The guard’s shoulder exploded in a mist of blood, and Mordecai covered the flag with his body. Jack trained the rifle on the opposite guard tower, but there were no openings facing him. They had been deliberately designed to protect even from each other. Jack slung the rifle from its shoulder strap, and slid down the ladder. With each step he cursed himself a little more for not realizing how exposed Mordecai was. Finally, about a third of the way towards the flagpole, Jack got an angle into the further tower, and dropped to one knee.
The guard was prone, rifle trained. It was a race, and the guard had a head start. Jack forced the rifle steady, settled the crosshairs over him-
The guard fired first, and Jack squeezed his trigger.
An instant later he was running towards Mordecai, who was teetering, blood flowing from a wound in his chest and onto the flag in his hand.
Gunfire stopped Jack in his tracks. The second guard in the tower was firing at him. Jack raised his rifle, sighted him in, and fired. The guard toppled out of the tower silently, before smashing on the cobbles below like a dropped pumpkin.
Jack glanced around, to be sure there were no more gunners headed towards them, then started back towards Mordecai. He had the flag attached to the rope, and was pulling it up. His hands were slicked with blood, and he was waving in the wind nearly as much as the flag.
Jack put his hands over Mordecai’s, and they continued to raise it together. When the flag reached the top of the pole, Jack tied it off.
Without the rope to hold him up, Mordecai collapsed onto the ground. Jack tore the Nazi flag into strips, and used them for a makeshift bandage. “How bad?” Mordecai asked.
“If you were a younger man, and I were a skilled surgeon, and you were already on my operating table…”
“Feh,” he said, with a shrug. “My wife was a goy. When they first brought us here, she’d tell me, every day, if we ever got separated, she’d see me again, if not in this life then in the next. She died here, standing up to those bullies. I couldn’t save her… but at least I finally got to make her proud. And maybe… maybe I will I get to see my wife again, like you said.”
“Is there, anything you want me to do?” Jack asked.
“Punch Hitler’s goddamned head off,” he said, coughing, “and tell him it was from Esther.” Jack heard the sound of armor moving down the road; he’d been at this long enough to know it was Allied armor, not German.
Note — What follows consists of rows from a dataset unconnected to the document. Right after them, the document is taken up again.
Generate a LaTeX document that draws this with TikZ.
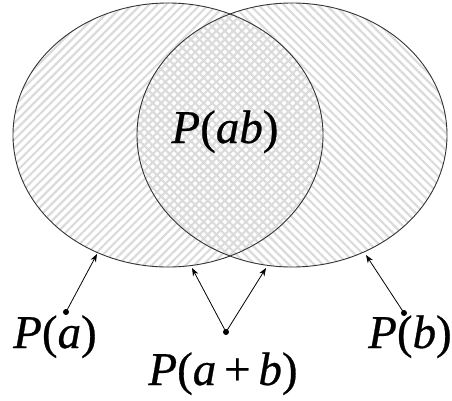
\documentclass[tikz,border=0pt]{standalone}
\usepackage{fontspec}
\setmainfont{Liberation Serif}
\usetikzlibrary{patterns.meta,arrows.meta}
\begin{document}
\begin{tikzpicture}[x=1pt,y=-1pt,
  outline/.style={draw=black!80, line width=0.9pt},
  hatchL/.style={pattern={Lines[angle=45,distance=6pt,line width=2.2pt]}, pattern color=black!14},
  hatchR/.style={pattern={Lines[angle=-45,distance=6pt,line width=2.2pt]}, pattern color=black!14},
  ptr/.style={-{Stealth[length=8pt,width=6pt]}, line width=0.8pt},
  dotnode/.style={circle, fill=black, inner sep=0pt, minimum size=6pt},
  lbl/.style={font=\fontsize{47}{47}\selectfont\itshape\addfontfeatures{FakeBold=0.6}\upshape\addfontfeatures{FakeBold=0.6}, inner sep=0pt, anchor=base}]
\useasboundingbox (0,0) rectangle (452,400);
\fill[hatchL] (168,135) ellipse [x radius=155, y radius=132];
\fill[hatchR] (292,135) ellipse [x radius=155, y radius=132];
\draw[outline] (168,135) ellipse [x radius=155, y radius=132];
\draw[outline] (292,135) ellipse [x radius=155, y radius=132];
\node[lbl] (pab) at (225,143) {\textit{P}(\textit{ab})};
\node[dotnode] (da) at (66,312) {};
\node[dotnode] (dab) at (226,332) {};
\node[dotnode] (db) at (404,313) {};
\coordinate (ta) at (97,254);
\coordinate (tab1) at (192,268);
\coordinate (tab2) at (266,268);
\coordinate (tb) at (366,255);
\draw[ptr] (da.center) -- (ta);
\draw[ptr] (dab.center) -- (tab1);
\draw[ptr] (dab.center) -- (tab2);
\draw[ptr] (db.center) -- (tb);
\node[lbl] (la) at (55,348) {\textit{P}(\textit{a})};
\node[lbl] (lab) at (223,385) {\textit{P}(\textit{a}\,+\,\textit{b})};
\node[lbl] (lb) at (410,348) {\textit{P}(\textit{b})};
\end{tikzpicture}
\end{document}
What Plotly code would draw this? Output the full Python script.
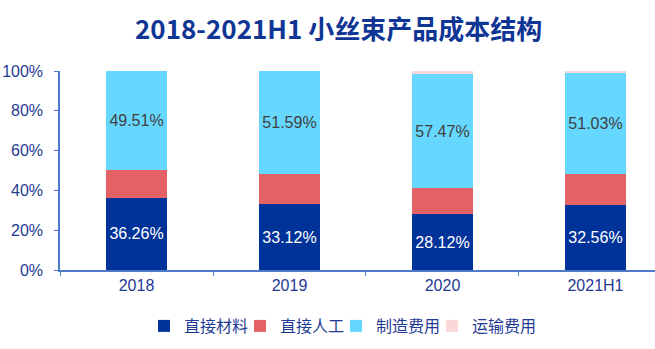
import plotly.graph_objects as go

# Cost structure of small-tow products, shares in percent
categories = ["2018", "2019", "2020", "2021H1"]
direct_material = [36.26, 33.12, 28.12, 32.56]
direct_labor = [14.23, 15.29, 12.91, 15.61]
manufacturing = [49.51, 51.59, 57.47, 51.03]
transport = [0.0, 0.0, 1.50, 0.80]

series_names = ["直接材料", "直接人工", "制造费用", "运输费用"]
colors = ["#00339A", "#E46164", "#66D8FF", "#FAD7D9"]

LATIN = "Liberation Sans, Arial, Noto Sans CJK SC, sans-serif"
CJK = "Noto Sans CJK SC, Liberation Sans, sans-serif"
AXIS_BLUE = "#4F7AC8"
TEXT_BLUE = "#1F3A93"

fig = go.Figure()

series = [direct_material, direct_labor, manufacturing, transport]
label_colors = ["#FFFFFF", None, "#404040", None]
for name, vals, col, lc in zip(series_names, series, colors, label_colors):
    if lc is not None:
        kw = dict(
            text=[f"{v:.2f}%" for v in vals],
            textposition="inside",
            insidetextanchor="middle",
            textfont=dict(family=LATIN, size=16, color=lc),
            constraintext="none",
        )
    else:
        kw = dict(textposition="none")
    fig.add_trace(go.Bar(
        x=categories, y=vals, name=name,
        marker=dict(color=col, line=dict(width=0)),
        hoverinfo="skip",
        **kw,
    ))

# empty, transparent legend slot so the last (narrow) entry is not clipped
fig.add_trace(go.Bar(
    x=[None], y=[None], name=" ",
    marker=dict(color="rgba(0,0,0,0)", line=dict(width=0)),
    hoverinfo="skip", showlegend=True,
))

fig.update_layout(
    barmode="stack",
    bargap=0.6,
    width=655, height=349,
    margin=dict(l=60, r=0, t=71, b=79),
    paper_bgcolor="white",
    plot_bgcolor="white",
    title=dict(
        text="<b>2018-2021H1 小丝束产品成本结构</b>",
        font=dict(family=CJK, size=26, color="#0F3595"),
        x=0.517, xanchor="center",
        xref="container", yref="container",
        y=1 - 30 / 349, yanchor="middle",
    ),
    showlegend=True,
    legend=dict(
        orientation="h",
        xref="container", yref="container",
        x=144 / 655, xanchor="left",
        y=1 - 326 / 349, yanchor="middle",
        font=dict(family=CJK, size=16, color=TEXT_BLUE),
        itemwidth=30,
        entrywidth=51,
        traceorder="normal",
        itemclick=False, itemdoubleclick=False,
    ),
    xaxis=dict(
        type="category",
        range=[-0.5, 3.389],
        showline=True, linecolor=AXIS_BLUE, linewidth=1.5,
        ticks="outside", tickson="boundaries", ticklen=4, tickcolor=AXIS_BLUE,
        tickfont=dict(family=LATIN, size=16, color=TEXT_BLUE),
        showgrid=False, zeroline=False,
        fixedrange=True,
    ),
    yaxis=dict(
        range=[0, 100],
        tickvals=[0, 20, 40, 60, 80, 100],
        ticktext=["0%", "20%", "40%", "60%", "80%", "100%"],
        showline=True, linecolor=AXIS_BLUE, linewidth=1.5,
        ticks="outside", ticklen=4, tickcolor=AXIS_BLUE,
        ticklabelstandoff=8,
        tickfont=dict(family=LATIN, size=16, color=TEXT_BLUE),
        showgrid=False, zeroline=False,
        fixedrange=True,
    ),
)

fig.write_html("out.html")
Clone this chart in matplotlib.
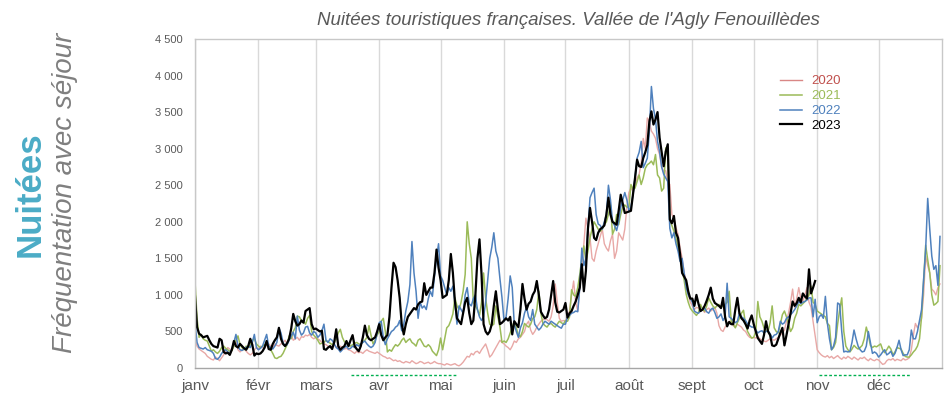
import numpy as np
import matplotlib
matplotlib.use("Agg")
from matplotlib import pyplot as plt
from matplotlib.transforms import blended_transform_factory

plt.rcParams['font.family'] = ['Liberation Sans', 'DejaVu Sans']

# Daily overnight stays, one line per month (janv .. déc)
nuitees_2020 = [
    380, 300, 260, 240, 220, 200, 160, 140, 120, 110, 150, 130, 100, 140, 180, 230, 280, 260, 240, 300, 370, 250, 220, 250, 280, 230, 200, 180, 200, 250, 280,
    260, 300, 280, 270, 320, 330, 300, 280, 330, 310, 300, 330, 350, 380, 330, 420, 460, 380, 400, 420, 380, 430, 420, 450, 440, 460, 420, 400,
    420, 400, 380, 350, 330, 320, 300, 280, 300, 320, 290, 280, 300, 280, 260, 270, 250, 240, 220, 200, 230, 210, 220, 200, 230, 250, 230, 220, 210, 200, 220,
    200, 180, 160, 150, 130, 140, 120, 100, 110, 90, 100, 80, 70, 90, 80, 70, 100, 80, 60, 70, 90, 80, 60, 70, 80, 60, 70, 90, 70, 60,
    60, 50, 40, 60, 50, 40, 50, 60, 40, 30, 50, 80, 120, 160, 150, 200, 180, 220, 230, 200, 250, 290, 330, 250, 150, 180, 230, 280, 330, 380, 350,
    330, 300, 280, 250, 300, 370, 350, 400, 420, 460, 500, 600, 640, 520, 460, 500, 560, 600, 640, 660, 680, 660, 640, 700, 850, 1150, 900, 680, 640, 650,
    640, 700, 780, 1000, 1190, 900, 780, 1100, 1370, 1700, 2050, 1900, 1780, 1500, 1460, 1600, 1700, 1800, 1900, 1700, 1640, 1600, 1740, 1830, 1500, 1600, 1850, 1800, 1750, 1900, 2200,
    2400, 2460, 2420, 2500, 2600, 2650, 2800, 3140, 3000, 3420, 3370, 3240, 3200, 3140, 3000, 2920, 2750, 2690, 2700, 2550, 2510, 2100, 2050, 1920, 1830, 1650, 1500, 1300, 1190, 1010, 900,
    850, 800, 830, 820, 780, 800, 760, 800, 820, 780, 800, 830, 750, 580, 520, 500, 560, 600, 640, 620, 580, 560, 600, 580, 560, 520, 500, 450, 420, 410,
    420, 410, 430, 400, 380, 370, 360, 380, 400, 390, 380, 400, 420, 450, 480, 520, 640, 750, 900, 1080, 830, 950, 1100, 950, 910, 1000, 1100, 900, 830, 640, 450,
    250, 210, 180, 160, 150, 170, 140, 160, 130, 150, 170, 140, 120, 150, 130, 160, 140, 120, 150, 130, 110, 140, 130, 150, 120, 100, 130, 110, 100, 120,
    110, 80, 50, 60, 100, 120, 110, 130, 100, 120, 110, 100, 130, 110, 120, 140, 250, 450, 610, 550, 620, 680, 1000, 1530, 1400, 1300, 1080, 1050, 1000, 1100, 1150,
]

nuitees_2021 = [
    1190, 680, 420, 460, 400, 380, 370, 300, 230, 250, 220, 200, 230, 280, 300, 270, 250, 230, 240, 300, 380, 440, 320, 280, 250, 300, 280, 320, 380, 400, 330,
    300, 280, 300, 320, 330, 300, 250, 200, 140, 130, 150, 160, 200, 260, 320, 440, 400, 500, 550, 710, 700, 650, 640, 600, 680, 720, 500, 450,
    420, 380, 330, 340, 350, 380, 360, 340, 320, 350, 400, 480, 530, 420, 360, 340, 320, 300, 320, 340, 350, 330, 320, 360, 380, 420, 580, 450, 330, 380, 450,
    500, 640, 680, 500, 220, 250, 230, 280, 320, 300, 330, 380, 410, 350, 380, 400, 350, 330, 300, 380, 400, 350, 300, 290, 320, 290, 230, 200, 170, 250,
    410, 250, 400, 550, 580, 650, 740, 960, 850, 800, 900, 1050, 1280, 2000, 1700, 1500, 900, 850, 800, 720, 900, 1300, 960, 750, 600, 580, 600, 850, 700, 560, 350,
    370, 350, 400, 480, 560, 640, 550, 450, 430, 500, 610, 580, 560, 600, 680, 700, 800, 1050, 750, 610, 580, 560, 600, 610, 580, 560, 600, 640, 620, 600,
    650, 640, 700, 1070, 1000, 980, 1100, 1280, 1500, 1670, 1450, 1600, 1780, 1900, 2000, 1950, 1900, 1870, 1900, 1960, 2000, 2100, 2230, 1830, 1900, 2100, 1960, 2100, 2200, 2230, 2200,
    2200, 2510, 2450, 2460, 2550, 2640, 2510, 2600, 2730, 2780, 2800, 2830, 2780, 2920, 2640, 2600, 2420, 2460, 3010, 2900, 2010, 1950, 1870, 1780, 1650, 1500, 1370, 1200, 1010, 900, 820,
    780, 750, 720, 760, 870, 800, 780, 850, 960, 900, 850, 820, 850, 870, 830, 850, 870, 900, 1050, 640, 600, 550, 620, 680, 750, 790, 600, 500, 450, 410,
    420, 500, 910, 700, 640, 550, 520, 500, 620, 850, 550, 500, 480, 600, 730, 780, 700, 600, 500, 550, 680, 750, 870, 850, 880, 910, 950, 1000, 1120, 900, 870,
    780, 760, 740, 720, 700, 610, 580, 250, 280, 350, 600, 800, 960, 500, 300, 250, 220, 260, 310, 280, 260, 280, 310, 400, 560, 450, 310, 280, 300, 290,
    310, 330, 250, 210, 250, 300, 260, 180, 220, 280, 270, 260, 200, 160, 150, 150, 180, 220, 250, 300, 400, 700, 1200, 1680, 1480, 1300, 1000, 860, 880, 910, 1400,
]

nuitees_2022 = [
    620, 350, 280, 270, 260, 280, 250, 240, 230, 200, 130, 120, 150, 200, 230, 250, 220, 200, 260, 350, 460, 300, 250, 240, 260, 280, 300, 280, 350, 460, 280,
    250, 270, 300, 380, 460, 300, 280, 260, 300, 350, 550, 480, 350, 300, 320, 380, 440, 490, 400, 710, 520, 450, 480, 560, 570, 480, 450, 500,
    480, 420, 450, 510, 600, 380, 350, 400, 380, 330, 280, 260, 220, 250, 280, 300, 260, 270, 300, 280, 320, 300, 330, 350, 370, 330, 300, 280, 300, 350, 480,
    620, 640, 420, 320, 400, 450, 500, 520, 560, 580, 650, 510, 600, 780, 910, 1140, 1730, 1300, 1050, 680, 900, 820, 850, 800, 950, 1050, 980, 1260, 1500, 1700,
    1260, 1200, 1100, 1000, 1100, 1050, 1120, 900, 600, 850, 800, 750, 1000, 1100, 880, 850, 950, 1000, 800, 700, 650, 700, 900, 1200, 1500, 1650, 1850, 1600, 1500, 1220, 960,
    640, 700, 950, 1260, 1100, 590, 500, 420, 550, 620, 750, 830, 700, 650, 800, 600, 560, 520, 550, 600, 640, 620, 600, 640, 620, 600, 580, 560, 545, 600,
    600, 700, 720, 750, 760, 780, 770, 1100, 1640, 1400, 1500, 1920, 2330, 2400, 2460, 2100, 1970, 1950, 1900, 2000, 2100, 2500, 2300, 2000, 1950, 1880, 2000, 2200, 2300, 2400, 2300,
    2150, 2200, 2370, 2600, 2870, 2950, 3100, 2740, 2800, 2870, 3240, 3850, 3550, 3400, 3100, 2960, 2750, 2650, 2600, 2550, 1910, 1780, 1850, 1700, 1600, 1460, 1500, 1300, 1100, 1000, 950,
    900, 780, 760, 750, 780, 800, 820, 770, 750, 800, 820, 760, 680, 700, 740, 650, 700, 1160, 700, 680, 650, 620, 640, 750, 700, 680, 650, 600, 580, 560,
    560, 520, 480, 500, 510, 480, 500, 510, 470, 410, 450, 460, 500, 640, 600, 620, 680, 700, 730, 760, 800, 850, 910, 880, 900, 910, 930, 960, 960, 700, 940,
    620, 700, 730, 680, 980, 610, 400, 250, 300, 420, 890, 870, 500, 220, 230, 220, 230, 350, 520, 400, 300, 250, 220, 230, 300, 500, 350, 200, 220, 200,
    150, 180, 220, 250, 180, 200, 230, 160, 200, 280, 380, 250, 170, 180, 180, 250, 520, 400, 400, 500, 650, 800, 1200, 1620, 2320, 1900, 1530, 1350, 1400, 1130, 1800,
]

# 2023 stops at the end of October
nuitees_2023 = [
    980, 560, 470, 450, 420, 430, 440, 380, 330, 300, 290, 280, 400, 380, 220, 200, 210, 180, 250, 370, 300, 280, 330, 300, 270, 250, 300, 400, 320, 170, 200,
    190, 200, 230, 280, 370, 260, 250, 330, 380, 420, 550, 400, 330, 300, 340, 400, 540, 740, 640, 580, 600, 650, 620, 780, 800, 820, 600, 530,
    540, 520, 500, 510, 260, 250, 280, 300, 260, 350, 530, 300, 250, 280, 300, 370, 300, 380, 450, 300, 260, 230, 300, 420, 580, 450, 400, 380, 400, 420, 500,
    600, 450, 380, 420, 450, 700, 1100, 1440, 1380, 1200, 960, 600, 460, 600, 700, 740, 780, 820, 800, 870, 900, 910, 1160, 1000, 1050, 1100, 1100, 1300, 1620, 1370,
    1200, 960, 980, 1000, 1200, 1560, 1300, 910, 680, 640, 600, 750, 900, 960, 750, 600, 650, 1000, 1500, 1760, 1280, 600, 500, 460, 500, 600, 850, 1050, 800, 600, 620,
    650, 680, 650, 700, 460, 640, 600, 560, 800, 1150, 950, 800, 880, 910, 1000, 1050, 1190, 1000, 770, 720, 680, 700, 800, 1000, 1190, 900, 770, 760, 780, 800,
    890, 690, 750, 780, 850, 910, 1000, 1100, 1420, 1050, 1330, 1910, 2190, 2000, 1780, 1750, 1850, 1900, 1920, 1950, 2100, 2330, 2100, 2000, 1980, 1960, 2150, 2370, 2250, 2120, 2130,
    2140, 2150, 2370, 2600, 2850, 2760, 2750, 2870, 2950, 3050, 3370, 3510, 3330, 3400, 3500, 3150, 2950, 2760, 2960, 3060, 2030, 1980, 2080, 1850, 1780, 1560, 1300, 1250, 1200, 1050, 950,
    950, 850, 1000, 880, 780, 800, 850, 920, 1000, 1100, 950, 890, 870, 850, 820, 960, 700, 570, 630, 600, 600, 800, 960, 750, 680, 650, 600, 540, 650, 720,
    600, 500, 410, 370, 330, 450, 640, 500, 450, 310, 300, 320, 400, 480, 550, 310, 450, 600, 750, 910, 850, 890, 960, 900, 1020, 980, 950, 1350, 1020, 1100, 1190,
]

months = ['janv', 'févr', 'mars', 'avr', 'mai', 'juin', 'juil', 'août', 'sept', 'oct', 'nov', 'déc']
month_days = [31, 28, 31, 30, 31, 30, 31, 31, 30, 31, 30, 31]

# confinement periods (day of year), drawn under the axis
confinement_debut = [76, 305]
confinement_fin = [128, 350]

series = [
    ('2020', nuitees_2020, '#e8a8a6', 1.0, '#c0504d'),
    ('2021', nuitees_2021, '#9bbb59', 1.1, '#9bbb59'),
    ('2022', nuitees_2022, '#4f81bd', 1.1, '#4f81bd'),
    ('2023', nuitees_2023, '#000000', 1.6, '#000000'),
]

month_start = np.concatenate([[0], np.cumsum(month_days)[:-1]])

fig = plt.figure(figsize=(9.48, 4.04), dpi=100)
ax = fig.add_axes([0.2057, 0.089, 0.7880, 0.8145])

for label, vals, col, lw, _ in series:
    ax.plot(np.arange(len(vals)), vals, color=col, lw=lw, label=label)

ax.set_xlim(0, 365)
ax.set_ylim(0, 4500)
ax.set_yticks(np.arange(0, 4501, 500))
ax.set_yticklabels([f'{v:,}'.replace(',', ' ') for v in range(0, 4501, 500)])
ax.set_xticks(month_start)
ax.set_xticklabels(months)
ax.tick_params(axis='y', length=0, pad=9, labelsize=8, labelcolor='#595959')
ax.tick_params(axis='x', length=0, pad=8, labelsize=11, labelcolor='#595959')
ax.grid(axis='x', color='#d9d9d9', lw=1)
ax.set_axisbelow(True)
for s in ax.spines.values():
    s.set_color('#c8c8c8')
    s.set_linewidth(1)
ax.spines['bottom'].set_color('#a6a6a6')

trans = blended_transform_factory(ax.transData, ax.transAxes)
for d0, d1 in zip(confinement_debut, confinement_fin):
    ax.plot([d0, d1], [-0.022, -0.022], transform=trans, clip_on=False,
            color='#00b050', lw=1, linestyle=(0, (2, 1.5)))

leg = ax.legend(loc='upper left', bbox_to_anchor=(0.783, 0.89), frameon=False,
                fontsize=9.5, handlelength=1.7, handletextpad=0.65,
                labelspacing=0.2, borderpad=0, borderaxespad=0)
for txt, (_, _, _, _, tcol) in zip(leg.get_texts(), series):
    txt.set_color(tcol)
leg.get_lines()[0].set_color('#d98785')

ax.set_title("Nuitées touristiques françaises. Vallée de l'Agly Fenouillèdes",
             fontsize=13.5, style='italic', color='#595959', pad=10)

fig.text(0.032, 0.52, 'Nuitées', rotation=90, ha='center', va='center',
         fontsize=25, fontweight='bold', color='#4bacc6')
fig.text(0.069, 0.522, 'Fréquentation avec séjour', rotation=90, ha='center',
         va='center', fontsize=20, style='italic', color='#7f7f7f')

fig.savefig('out.png', dpi=100)
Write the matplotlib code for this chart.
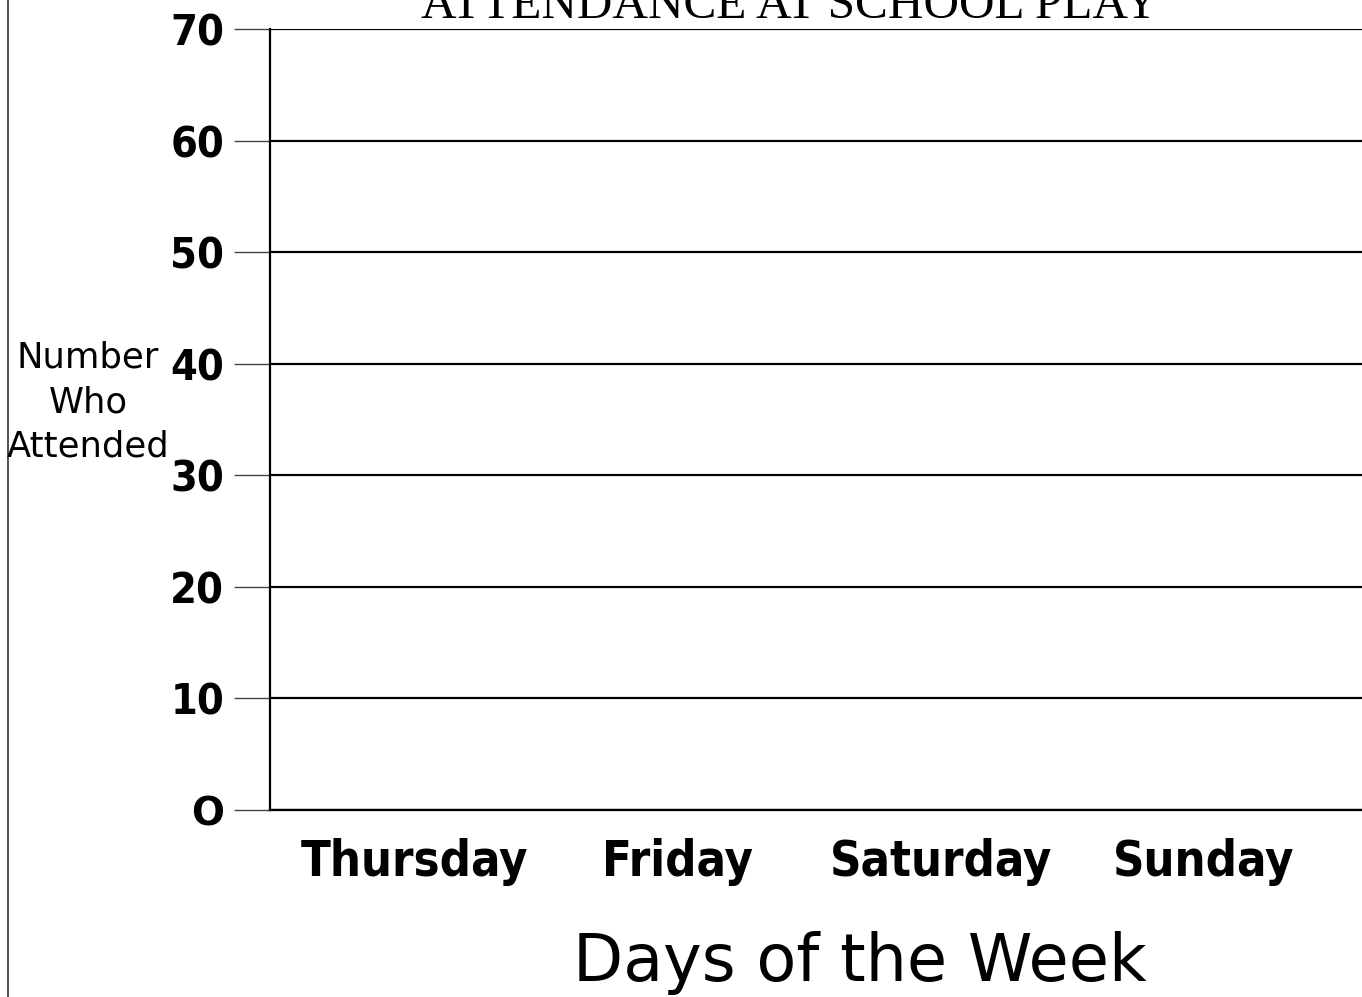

The speakers at the camp whined, before a voice came over them. “This is Resistance radio,” Fleming said. “If you’re a Nazi, know that your defenses are compromised, American armor is knocking on your front door, and your only shot at surviving the day is to surrender yourselves to that strapping chap in your courtyard. And do be polite about it, because he may well be looking for any excuse to tear your limbs off. This is Resistance radio, signing off. And Jack, I’m afraid our schedule is more rigorous than originally assumed. A train departed here not an hour before our arrival. If my figures are correct, you may be able to catch them by plane, depending on your skill at hitting something with a parachute.”